(EXERCISE GOAL)
Pictures stay out of the copy; restate everything else in the material exactly.

** start INFORMATION SUPPLIED **

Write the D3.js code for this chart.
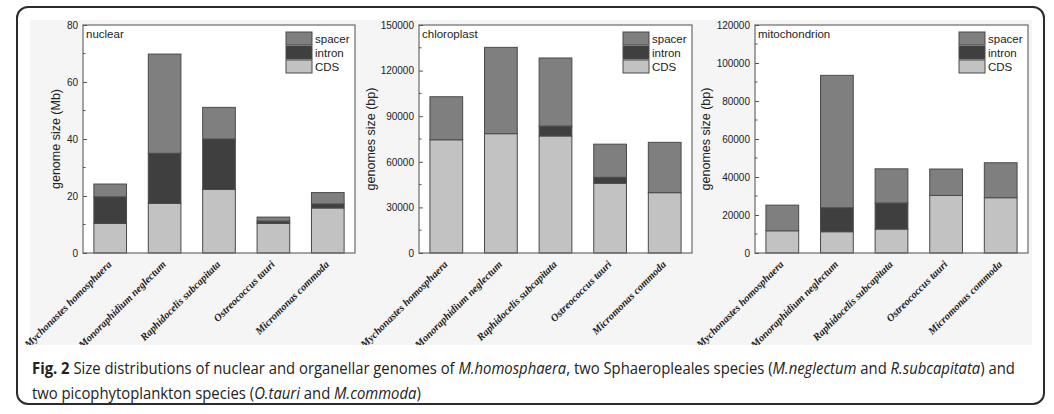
<!DOCTYPE html>
<html>
<head>
<meta charset="utf-8">
<script src="https://cdn.jsdelivr.net/npm/d3@7"></script>
<style>
  html, body { margin: 0; padding: 0; background: #fff; }
  svg { display: block; }
</style>
</head>
<body>
<svg id="chart" width="1054" height="414"></svg>
<script>
// ---- data ----
const categories = ["Mychonastes homosphaera", "Monoraphidium neglectum", "Raphidocelis subcapitata", "Ostreococcus tauri", "Micromonas commoda"];
const seriesNames = ["CDS", "intron", "spacer"];
const legendOrder = ["spacer", "intron", "CDS"];

const nuclearCDS    = [10.4, 17.4, 22.3, 10.4, 15.8];
const nuclearIntron = [9.3, 17.6, 17.7, 0.8, 1.4];
const nuclearSpacer = [4.5, 34.8, 11.1, 1.4, 4.0];

const chloroCDS    = [74500, 78500, 77000, 45900, 39700];
const chloroIntron = [0, 0, 6500, 3900, 0];
const chloroSpacer = [28300, 56800, 44800, 21800, 33100];

const mitoCDS    = [11700, 11200, 12600, 30300, 29100];
const mitoIntron = [0, 12600, 13700, 0, 0];
const mitoSpacer = [13500, 69700, 18000, 13900, 18400];

const nuclearTicks = [0, 20, 40, 60, 80];
const chloroTicks  = [0, 30000, 60000, 90000, 120000, 150000];
const mitoTicks    = [0, 20000, 40000, 60000, 80000, 100000, 120000];

const panelTitles = ["nuclear", "chloroplast", "mitochondrion"];
const axisTitles  = ["genome size (Mb)", "genomes size (bp)", "genomes size (bp)"];

// ---- styling / layout ----
const colors = { spacer: "#7f7f7f", intron: "#3f3f3f", CDS: "#c2c2c2" };
const panels = [
  { title: panelTitles[0], ytitle: axisTitles[0], cds: nuclearCDS, intron: nuclearIntron, spacer: nuclearSpacer, ticks: nuclearTicks, left: 83, right: 355, ytx: 57 },
  { title: panelTitles[1], ytitle: axisTitles[1], cds: chloroCDS, intron: chloroIntron, spacer: chloroSpacer, ticks: chloroTicks, left: 419, right: 692, ytx: 372 },
  { title: panelTitles[2], ytitle: axisTitles[2], cds: mitoCDS, intron: mitoIntron, spacer: mitoSpacer, ticks: mitoTicks, left: 755, right: 1028, ytx: 707 }
];
const plotTop = 25, plotBottom = 253;

const svg = d3.select("#chart");

// outer frame
svg.append("rect").attr("x", 17).attr("y", 7).attr("width", 1027).attr("height", 397)
  .attr("rx", 11).attr("ry", 11).attr("fill", "#fff").attr("stroke", "#2b2b2b").attr("stroke-width", 2);
// figure panel background
svg.append("rect").attr("x", 30).attr("y", 20).attr("width", 1002).attr("height", 325).attr("fill", "#f5f5f5");
svg.append("defs").append("clipPath").attr("id", "figclip")
  .append("rect").attr("x", 19).attr("y", 9).attr("width", 1023).attr("height", 336);

const sans = "Liberation Sans, Arial, sans-serif";

panels.forEach(p => {
  const g = svg.append("g").attr("clip-path", "url(#figclip)");
  const x = d3.scaleBand().domain(categories).range([p.left, p.right]).paddingInner(0.4).paddingOuter(0.2);
  const ymax = p.ticks[p.ticks.length - 1];
  const y = d3.scaleLinear().domain([0, ymax]).range([plotBottom, plotTop]);

  // plot area
  g.append("rect").attr("x", p.left).attr("y", plotTop).attr("width", p.right - p.left).attr("height", plotBottom - plotTop)
    .attr("fill", "#fff");

  // stacked data
  const rows = categories.map((c, i) => ({ cat: c, CDS: p.cds[i], intron: p.intron[i], spacer: p.spacer[i] }));
  const stacked = d3.stack().keys(seriesNames)(rows);
  stacked.forEach(layer => {
    g.append("g").selectAll("rect").data(layer.filter(d => d[1] - d[0] > 0)).join("rect")
      .attr("x", d => x(d.data.cat))
      .attr("width", x.bandwidth())
      .attr("y", d => y(d[1]))
      .attr("height", d => y(d[0]) - y(d[1]))
      .attr("fill", colors[layer.key])
      .attr("stroke", "#4a4a4a")
      .attr("stroke-width", 1);
  });

  // frame
  g.append("rect").attr("x", p.left).attr("y", plotTop).attr("width", p.right - p.left).attr("height", plotBottom - plotTop)
    .attr("fill", "none").attr("stroke", "#6a6a6a").attr("stroke-width", 1.2);

  // y axis
  const yAxis = d3.axisLeft(y).tickValues(p.ticks).tickSize(-4).tickPadding(5).tickFormat(d3.format("d"));
  const ya = g.append("g").attr("transform", `translate(${p.left},0)`).call(yAxis);
  ya.select(".domain").remove();
  ya.selectAll("line").attr("stroke", "#555");
  ya.selectAll("text").attr("font-family", sans).attr("font-size", 10).attr("fill", "#222");
  // minor ticks
  const step = p.ticks[1] - p.ticks[0];
  const minor = p.ticks.slice(0, -1).map(t => t + step / 2);
  g.append("g").selectAll("line").data(minor).join("line")
    .attr("x1", p.left).attr("x2", p.left + 2.5)
    .attr("y1", d => y(d)).attr("y2", d => y(d))
    .attr("stroke", "#555");

  // y title
  g.append("text").attr("transform", `translate(${p.ytx},${(plotTop + plotBottom) / 2}) rotate(-90)`)
    .attr("text-anchor", "middle").attr("dominant-baseline", "middle")
    .attr("font-family", sans).attr("font-size", 12.5).attr("fill", "#222").text(p.ytitle);

  // panel title
  g.append("text").attr("x", p.left + 3).attr("y", plotTop + 13).attr("font-family", sans).attr("font-size", 11.5)
    .attr("fill", "#222").text(p.title);

  // x labels
  g.append("g").selectAll("text").data(categories).join("text")
    .attr("transform", d => `translate(${x(d) + x.bandwidth() / 2 + 2},${plotBottom + 12}) rotate(-45)`)
    .attr("text-anchor", "end")
    .attr("font-family", "Liberation Serif, Times New Roman, serif")
    .attr("font-style", "italic").attr("font-weight", "bold")
    .attr("font-size", 10.5).attr("fill", "#222")
    .text(d => d);

  // legend
  const lx = p.right - 69, ly = 32, bh = 14, bw = 26;
  const lg = g.append("g");
  legendOrder.forEach((k, i) => {
    lg.append("rect").attr("x", lx).attr("y", ly + i * bh).attr("width", bw).attr("height", bh - 1)
      .attr("fill", colors[k]).attr("stroke", "#4a4a4a").attr("stroke-width", 1);
    lg.append("text").attr("x", lx + bw + 3).attr("y", ly + i * bh + 11)
      .attr("font-family", sans).attr("font-size", 11.5).attr("fill", "#222").text(k);
  });
});

// caption
const capFont = "Open Sans, Noto Sans, sans-serif";
function caption(parts) {
  const t = svg.append("text").attr("x", 0).attr("y", 0).attr("font-family", capFont).attr("font-size", 15.5).attr("fill", "#222");
  parts.forEach(pt => {
    const ts = t.append("tspan").text(pt.t);
    if (pt.b) ts.attr("font-weight", "bold");
    if (pt.i) ts.attr("font-style", "italic");
  });
  return t;
}
const line1 = caption([
  { t: "Fig. 2", b: true },
  { t: " Size distributions of nuclear and organellar genomes of " },
  { t: "M.homosphaera", i: true },
  { t: ", two Sphaeropleales species (" },
  { t: "M.neglectum", i: true },
  { t: " and " },
  { t: "R.subcapitata", i: true },
  { t: ") and" }
]);
const line2 = caption([
  { t: "two picophytoplankton species (" },
  { t: "O.tauri", i: true },
  { t: " and " },
  { t: "M.commoda", i: true },
  { t: ")" }
]);
const w1 = line1.node().getComputedTextLength();
const sx = 984 / w1;
line1.attr("transform", `translate(32,374) scale(${sx},1)`);
line2.attr("transform", `translate(32,399) scale(${sx},1)`);
</script>
</body>
</html>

** end INFORMATION SUPPLIED **

(EXPECTED OUTPUT)
Write the D3.js code for this chart.
<!DOCTYPE html>
<html>
<head>
<meta charset="utf-8">
<script src="https://cdn.jsdelivr.net/npm/d3@7"></script>
<style>
  html, body { margin: 0; padding: 0; background: #fff; }
  svg { display: block; }
</style>
</head>
<body>
<svg id="chart" width="1054" height="414"></svg>
<script>
// ---- data ----
const categories = ["Mychonastes homosphaera", "Monoraphidium neglectum", "Raphidocelis subcapitata", "Ostreococcus tauri", "Micromonas commoda"];
const seriesNames = ["CDS", "intron", "spacer"];
const legendOrder = ["spacer", "intron", "CDS"];

const nuclearCDS    = [10.4, 17.4, 22.3, 10.4, 15.8];
const nuclearIntron = [9.3, 17.6, 17.7, 0.8, 1.4];
const nuclearSpacer = [4.5, 34.8, 11.1, 1.4, 4.0];

const chloroCDS    = [74500, 78500, 77000, 45900, 39700];
const chloroIntron = [0, 0, 6500, 3900, 0];
const chloroSpacer = [28300, 56800, 44800, 21800, 33100];

const mitoCDS    = [11700, 11200, 12600, 30300, 29100];
const mitoIntron = [0, 12600, 13700, 0, 0];
const mitoSpacer = [13500, 69700, 18000, 13900, 18400];

const nuclearTicks = [0, 20, 40, 60, 80];
const chloroTicks  = [0, 30000, 60000, 90000, 120000, 150000];
const mitoTicks    = [0, 20000, 40000, 60000, 80000, 100000, 120000];

const panelTitles = ["nuclear", "chloroplast", "mitochondrion"];
const axisTitles  = ["genome size (Mb)", "genomes size (bp)", "genomes size (bp)"];

// ---- styling / layout ----
const colors = { spacer: "#7f7f7f", intron: "#3f3f3f", CDS: "#c2c2c2" };
const panels = [
  { title: panelTitles[0], ytitle: axisTitles[0], cds: nuclearCDS, intron: nuclearIntron, spacer: nuclearSpacer, ticks: nuclearTicks, left: 83, right: 355, ytx: 57 },
  { title: panelTitles[1], ytitle: axisTitles[1], cds: chloroCDS, intron: chloroIntron, spacer: chloroSpacer, ticks: chloroTicks, left: 419, right: 692, ytx: 372 },
  { title: panelTitles[2], ytitle: axisTitles[2], cds: mitoCDS, intron: mitoIntron, spacer: mitoSpacer, ticks: mitoTicks, left: 755, right: 1028, ytx: 707 }
];
const plotTop = 25, plotBottom = 253;

const svg = d3.select("#chart");

// outer frame
svg.append("rect").attr("x", 17).attr("y", 7).attr("width", 1027).attr("height", 397)
  .attr("rx", 11).attr("ry", 11).attr("fill", "#fff").attr("stroke", "#2b2b2b").attr("stroke-width", 2);
// figure panel background
svg.append("rect").attr("x", 30).attr("y", 20).attr("width", 1002).attr("height", 325).attr("fill", "#f5f5f5");
svg.append("defs").append("clipPath").attr("id", "figclip")
  .append("rect").attr("x", 19).attr("y", 9).attr("width", 1023).attr("height", 336);

const sans = "Liberation Sans, Arial, sans-serif";

panels.forEach(p => {
  const g = svg.append("g").attr("clip-path", "url(#figclip)");
  const x = d3.scaleBand().domain(categories).range([p.left, p.right]).paddingInner(0.4).paddingOuter(0.2);
  const ymax = p.ticks[p.ticks.length - 1];
  const y = d3.scaleLinear().domain([0, ymax]).range([plotBottom, plotTop]);

  // plot area
  g.append("rect").attr("x", p.left).attr("y", plotTop).attr("width", p.right - p.left).attr("height", plotBottom - plotTop)
    .attr("fill", "#fff");

  // stacked data
  const rows = categories.map((c, i) => ({ cat: c, CDS: p.cds[i], intron: p.intron[i], spacer: p.spacer[i] }));
  const stacked = d3.stack().keys(seriesNames)(rows);
  stacked.forEach(layer => {
    g.append("g").selectAll("rect").data(layer.filter(d => d[1] - d[0] > 0)).join("rect")
      .attr("x", d => x(d.data.cat))
      .attr("width", x.bandwidth())
      .attr("y", d => y(d[1]))
      .attr("height", d => y(d[0]) - y(d[1]))
      .attr("fill", colors[layer.key])
      .attr("stroke", "#4a4a4a")
      .attr("stroke-width", 1);
  });

  // frame
  g.append("rect").attr("x", p.left).attr("y", plotTop).attr("width", p.right - p.left).attr("height", plotBottom - plotTop)
    .attr("fill", "none").attr("stroke", "#6a6a6a").attr("stroke-width", 1.2);

  // y axis
  const yAxis = d3.axisLeft(y).tickValues(p.ticks).tickSize(-4).tickPadding(5).tickFormat(d3.format("d"));
  const ya = g.append("g").attr("transform", `translate(${p.left},0)`).call(yAxis);
  ya.select(".domain").remove();
  ya.selectAll("line").attr("stroke", "#555");
  ya.selectAll("text").attr("font-family", sans).attr("font-size", 10).attr("fill", "#222");
  // minor ticks
  const step = p.ticks[1] - p.ticks[0];
  const minor = p.ticks.slice(0, -1).map(t => t + step / 2);
  g.append("g").selectAll("line").data(minor).join("line")
    .attr("x1", p.left).attr("x2", p.left + 2.5)
    .attr("y1", d => y(d)).attr("y2", d => y(d))
    .attr("stroke", "#555");

  // y title
  g.append("text").attr("transform", `translate(${p.ytx},${(plotTop + plotBottom) / 2}) rotate(-90)`)
    .attr("text-anchor", "middle").attr("dominant-baseline", "middle")
    .attr("font-family", sans).attr("font-size", 12.5).attr("fill", "#222").text(p.ytitle);

  // panel title
  g.append("text").attr("x", p.left + 3).attr("y", plotTop + 13).attr("font-family", sans).attr("font-size", 11.5)
    .attr("fill", "#222").text(p.title);

  // x labels
  g.append("g").selectAll("text").data(categories).join("text")
    .attr("transform", d => `translate(${x(d) + x.bandwidth() / 2 + 2},${plotBottom + 12}) rotate(-45)`)
    .attr("text-anchor", "end")
    .attr("font-family", "Liberation Serif, Times New Roman, serif")
    .attr("font-style", "italic").attr("font-weight", "bold")
    .attr("font-size", 10.5).attr("fill", "#222")
    .text(d => d);

  // legend
  const lx = p.right - 69, ly = 32, bh = 14, bw = 26;
  const lg = g.append("g");
  legendOrder.forEach((k, i) => {
    lg.append("rect").attr("x", lx).attr("y", ly + i * bh).attr("width", bw).attr("height", bh - 1)
      .attr("fill", colors[k]).attr("stroke", "#4a4a4a").attr("stroke-width", 1);
    lg.append("text").attr("x", lx + bw + 3).attr("y", ly + i * bh + 11)
      .attr("font-family", sans).attr("font-size", 11.5).attr("fill", "#222").text(k);
  });
});

// caption
const capFont = "Open Sans, Noto Sans, sans-serif";
function caption(parts) {
  const t = svg.append("text").attr("x", 0).attr("y", 0).attr("font-family", capFont).attr("font-size", 15.5).attr("fill", "#222");
  parts.forEach(pt => {
    const ts = t.append("tspan").text(pt.t);
    if (pt.b) ts.attr("font-weight", "bold");
    if (pt.i) ts.attr("font-style", "italic");
  });
  return t;
}
const line1 = caption([
  { t: "Fig. 2", b: true },
  { t: " Size distributions of nuclear and organellar genomes of " },
  { t: "M.homosphaera", i: true },
  { t: ", two Sphaeropleales species (" },
  { t: "M.neglectum", i: true },
  { t: " and " },
  { t: "R.subcapitata", i: true },
  { t: ") and" }
]);
const line2 = caption([
  { t: "two picophytoplankton species (" },
  { t: "O.tauri", i: true },
  { t: " and " },
  { t: "M.commoda", i: true },
  { t: ")" }
]);
const w1 = line1.node().getComputedTextLength();
const sx = 984 / w1;
line1.attr("transform", `translate(32,374) scale(${sx},1)`);
line2.attr("transform", `translate(32,399) scale(${sx},1)`);
</script>
</body>
</html>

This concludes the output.